Designing multi-functional alloys requires exploring high-dimensional composition-structure-property spaces, yet current tools are limited to low-dimensional projections and offer limited support for sensitivity or multi-objective tradeoff reasoning. We introduce AlloyLens, an interactive visual analytics system combining a coordinated scatterplot matrix (SPLOM), dynamic parameter sliders, gradient-based sensitivity curves, and nearest neighbor recommendations. This integrated approach reveals latent structure in simulation data, exposes the local impact of compositional changes, and highlights tradeoffs when exact matches are absent. We validate the system through case studies co-developed with domain experts spanning structural, thermal, and electrical alloy design.

Figures (9)

• Figure 1: Workflow overview. (1) The user begins with an overview of all candidate materials, shown as chemical compositions mapped to various material properties. (2) They interactively explore the design space by: (2a) applying constraints to filter for desired property ranges; (2b) balancing tradeoffs when constraints conflict; and (2c) analyzing local sensitivity to decide whether further simulation or experimentation is needed.
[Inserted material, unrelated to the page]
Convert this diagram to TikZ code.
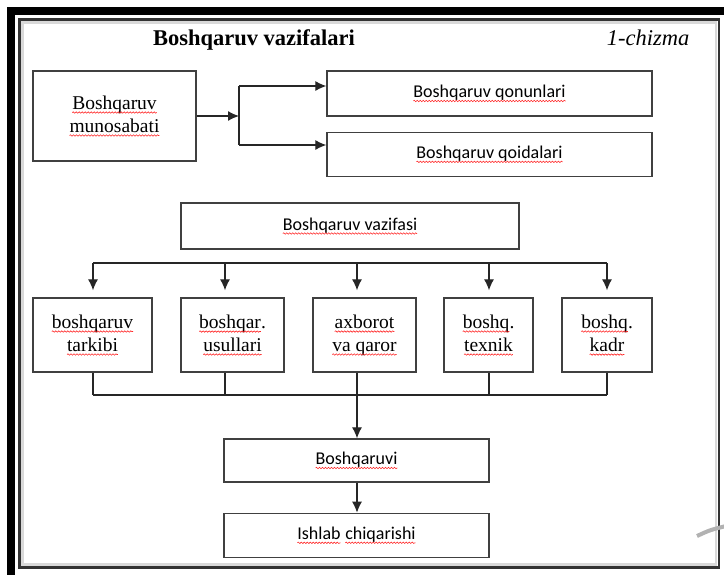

Finally, users can (3) export selected candidates for (4) further analysis or experimental validation.
• Figure 2: SPLOM overview for hierarchical exploration (R1). The interface starts with a scatterplot matrix showing pairwise relationships between elements and properties, allowing users to identify trends and focus areas for further filtering.
• Figure 3: Interactive feature selection. Users define target properties via checkboxes, enabling task-specific filtering and real-time exploration of alloy candidates.
• Figure 4: Gradient-based sensitivity analysis (R3, R4). Sensitivity curves derived from an MLP surrogate reveal nonlinear input-output relationships and local sensitivity as users adjust sliders, enabling local tradeoff analysis.
• Figure 5: Brush with soft-match tolerance margin. Blue points satisfy all active slider bounds; purple points fall within $\pm 5 \%$ of specified bounds.